For the organizers, a last minute scramble, and after a quick call to the National Gallery of Ireland in Dublin, (and a few Guinnesses later), the Irish agreed to lend "Lady Writing a Letter" in its place. Whew.
"I am Hans." "Und I am Franz." - "and we are here to tell you girlie men in Japan that if you want to see our Vermeer, you'll have to come to Austria!" Hans - "Ya, listen to me now and believe me later, you can't see this art work until you get pumped up, right Franz?" "Ya, that's right Hans. Japan doesn't have the pumpitude to protect our painting, so we won't trust them with it." Hans - "Ya, maybe if California wants to see it we'll loan it to them, because Governor Schwarzenegger is always pumped up. But in Japan, we were proved right when the wimpy girlie man Prime Minister Yasuo Fukuda decided to quit after less than a year." Franz - "Ya, maybe he'll go home and cry to his mommy. But no way will we loan them our Vermeer."
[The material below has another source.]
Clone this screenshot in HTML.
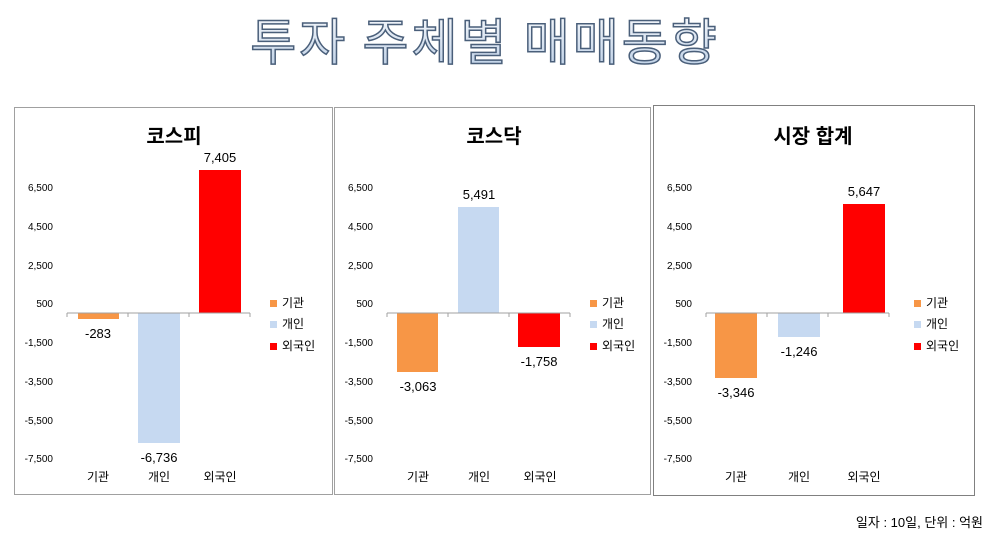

On the way out of the museum and park we were entertained by a man playing beautiful songs on a saw with taped accompaniment and another making very complex balloon figures of Disney characters. Tokyo has a certification program of sorts for such people.
The exhibit will be on through December 14, so we will make a second visit. While I wouldn't describe it as crowded when we went, there were quite a few people, and we'd like it if we could take more time and not have to view the paintings elbow to elbow. Knowing which paintings we are most interested in ahead of time will also increase the enjoyment.
That night was to be Kashima's Furusato Matsuri (celebration - Bon Dance) but we were too tired to go and the next night's dance was rained out. Ah, well, there's always next year, and we had experienced plenty to think about and absorb.